Trying this with 6b6cd2b. Trial runs: open, gisaid

There's some missing case count data, i.e. sequences are present despite country/week combinations having a case count of 0. Reasons and how these were addressed:

  1. Things listed out here:

    # Fill in weights for missing groups. Notes:
    # 1. For missing data flanked by weeks with an available case count, this
    # uses linear interpolation to "guess" the case count.
    # 2. Countries with abrupt reporting start or cutoff will extrapolate the
    # first/last available week for the missing weeks. It may be possible to
    # interpolate from 0 on the very end instead of extrapolating the
    # constant, but that seems a bit more difficult and not sure if it's any
    # better.
    # 3. It looks like some case counts don't represent cases within that week
    # but rather cumulative since the last reported week. Unless that can be
    # assumed for every week that follows a gap in data, I don't think
    # there's anything that can be done here.

  2. On top of (1), there are also sequences present for weeks and countries missing entirely from case count data. To address this, I added a patch in the Augur PR that simply drops these sequences rather than erroring out.

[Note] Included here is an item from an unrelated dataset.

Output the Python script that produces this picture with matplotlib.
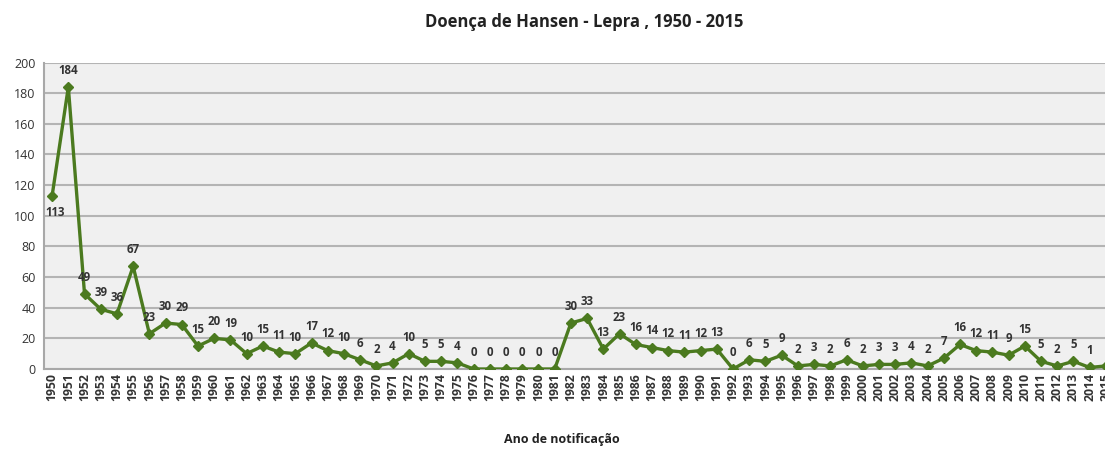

Quick tests on the 100k subsampled dataset make me skeptical about this approach. The high case counts attempt to capture more than the available amount of sequences, while at the same time making weights for weeks with small case counts very small and thus not sample from those at all (despite their potential importance in phylogenetic analysis). Hopefully the trial run results will make it clear whether to pursue this direction.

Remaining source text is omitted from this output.